The initiative is part of the administration’s efforts to address economic and social challenges facing the AAPI community, and improve the quality of life and opportunities for Asian Americans and Pacific Islanders. The historic gathering was attended by more than 170 philanthropic and administration leaders, including colleagues from the California Community Foundation, the William and Flora Hewlett Foundation, Liberty Hill Foundation and many others. The purpose was to dialogue and strategize on six critical issues: healthy communities; immigrant integration; housing, economic and community development; civil and human rights; arts and culture; and educational opportunities.
The full-day briefing began with speakers from federal agencies and foundations who provided an overview of AAPI demographics and federal priorities, and ways in which public-private partnership models can help to address the many needs of the Asian American, Native Hawaiian and Pacific Islanders communities. We then divided into smaller groups to engage in deeper and more specific discussions on the six issue areas, and I joined over 30 colleagues for the arts and culture conversation.

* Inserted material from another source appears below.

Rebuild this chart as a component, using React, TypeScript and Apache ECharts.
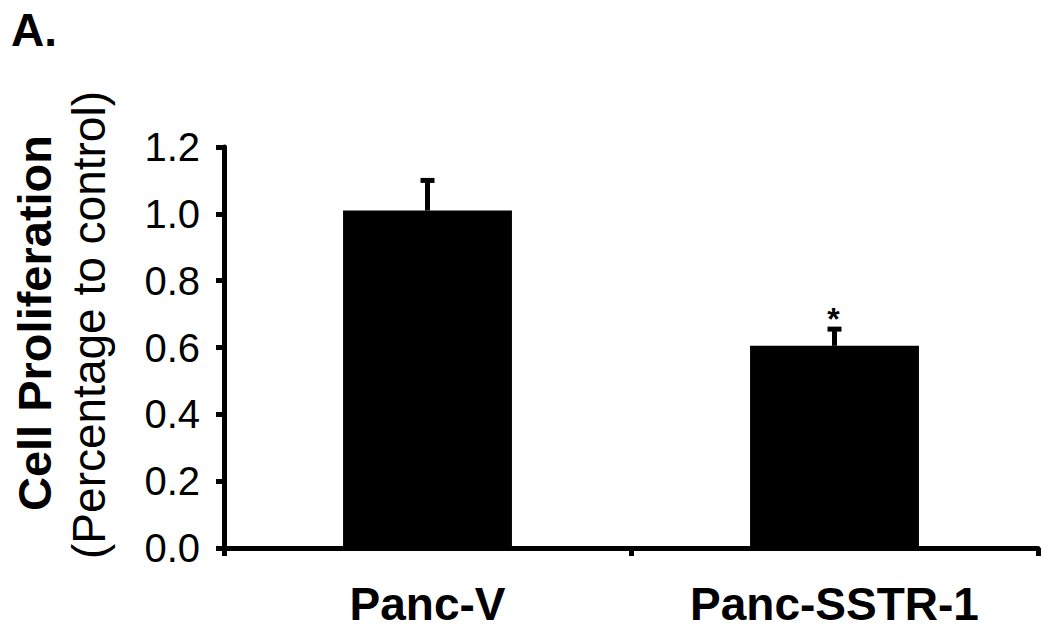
import React, { useEffect, useRef } from "react";
import * as echarts from "echarts";

const categories = ["Panc-V", "Panc-SSTR-1"];
const meanValues = [1.01, 0.605];
const upperErrors = [1.1, 0.655];
const sigMarks = ["", "*"];
const yTicks = { min: 0, max: 1.2, interval: 0.2 };

const FONT = "'Liberation Sans', Arial, Helvetica, sans-serif";

export default function App() {
  const ref = useRef<HTMLDivElement>(null);
  useEffect(() => {
    if (!ref.current) return;
    const chart = echarts.init(ref.current, null, { renderer: "svg" });
    const errData = categories.map((c, i) => [i, meanValues[i], upperErrors[i], sigMarks[i]]);
    chart.setOption({
      animation: false,
      backgroundColor: "#ffffff",
      grid: { left: 224, right: 12, top: 147, bottom: 85, containLabel: false },
      xAxis: {
        type: "category",
        data: categories,
        boundaryGap: true,
        axisLine: { show: true, lineStyle: { color: "#000", width: 5 } },
        axisTick: { show: true, alignWithLabel: false, length: 8, lineStyle: { color: "#000", width: 5 } },
        axisLabel: { color: "#000", fontFamily: FONT, fontSize: 46, fontWeight: "bold", margin: 33 },
        splitLine: { show: false },
      },
      yAxis: {
        type: "value",
        min: yTicks.min,
        max: yTicks.max,
        interval: yTicks.interval,
        axisLine: { show: true, lineStyle: { color: "#000", width: 5 } },
        axisTick: { show: true, length: 8, lineStyle: { color: "#000", width: 5 } },
        axisLabel: {
          color: "#000",
          fontFamily: FONT,
          fontSize: 40,
          margin: 24,
          formatter: (v: number) => v.toFixed(1),
        },
        splitLine: { show: false },
      },
      series: [
        {
          type: "bar",
          data: meanValues,
          barWidth: "41.5%",
          itemStyle: { color: "#000" },
          z: 2,
        },
        {
          type: "custom",
          data: errData,
          z: 3,
          renderItem: (params: any, api: any) => {
            const idx = api.value(0);
            const base = api.coord([idx, api.value(1)]);
            const top = api.coord([idx, api.value(2)]);
            const mark = sigMarks[params.dataIndex];
            const children: any[] = [
              {
                type: "line",
                shape: { x1: base[0], y1: base[1], x2: top[0], y2: top[1] },
                style: { stroke: "#000", lineWidth: 5 },
              },
              {
                type: "line",
                shape: { x1: top[0] - 7, y1: top[1], x2: top[0] + 7, y2: top[1] },
                style: { stroke: "#000", lineWidth: 5 },
              },
            ];
            if (mark) {
              children.push({
                type: "text",
                x: top[0] - 1,
                y: top[1] - 10,
                style: {
                  text: mark,
                  fill: "#000",
                  font: `bold 32px ${FONT}`,
                  textAlign: "center",
                  textVerticalAlign: "middle",
                },
              });
            }
            return { type: "group", children };
          },
        },
      ],
      graphic: [
        {
          type: "text",
          x: 11,
          y: 30,
          style: {
            text: "A.",
            fill: "#000",
            font: `bold 46px ${FONT}`,
            textAlign: "left",
            textVerticalAlign: "middle",
          },
        },
        {
          type: "text",
          x: 34,
          y: 323,
          rotation: Math.PI / 2,
          style: {
            text: "Cell Proliferation",
            fill: "#000",
            font: `bold 47px ${FONT}`,
            textAlign: "center",
            textVerticalAlign: "middle",
          },
        },
        {
          type: "text",
          x: 89,
          y: 325,
          rotation: Math.PI / 2,
          style: {
            text: "(Percentage to control)",
            fill: "#000",
            font: `46px ${FONT}`,
            textAlign: "center",
            textVerticalAlign: "middle",
          },
        },
      ],
    });
    return () => chart.dispose();
  }, []);
  return (
    <div
      ref={ref}
      style={{ position: "fixed", left: 0, top: 0, width: 1050, height: 633, background: "#fff" }}
    />
  );
}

While the arts and culture discussion itself was stimulating and productive, I probably came away most impressed by the fact that arts and culture was included as one of the six critical areas in the first place. Unfortunately, far too often when quality of life issues are discussed in a broad setting, the arts are left off the agenda and are instead seen as “nice” or “extra” and not at the same level of critical importance as education, health or housing. The fact that arts and culture was given a seat at the table in a national conversation regarding issues vital to the health of the AAPI community was both validating and refreshing.
As you may know, California is home to three of the counties with the highest AAPI population in the country: Los Angeles, Orange and Santa Clara counties (2010 Census). Irvine’s goal for our Arts grantmaking is to promote engagement in the arts for all Californians in a way that strengthens our ability to thrive together in a dynamic and complex social environment. We believe we can improve the civic health and quality of life for Californians through arts engagement, including the diverse AAPI community in our state, and we look forward to continuing this conversation at a national level.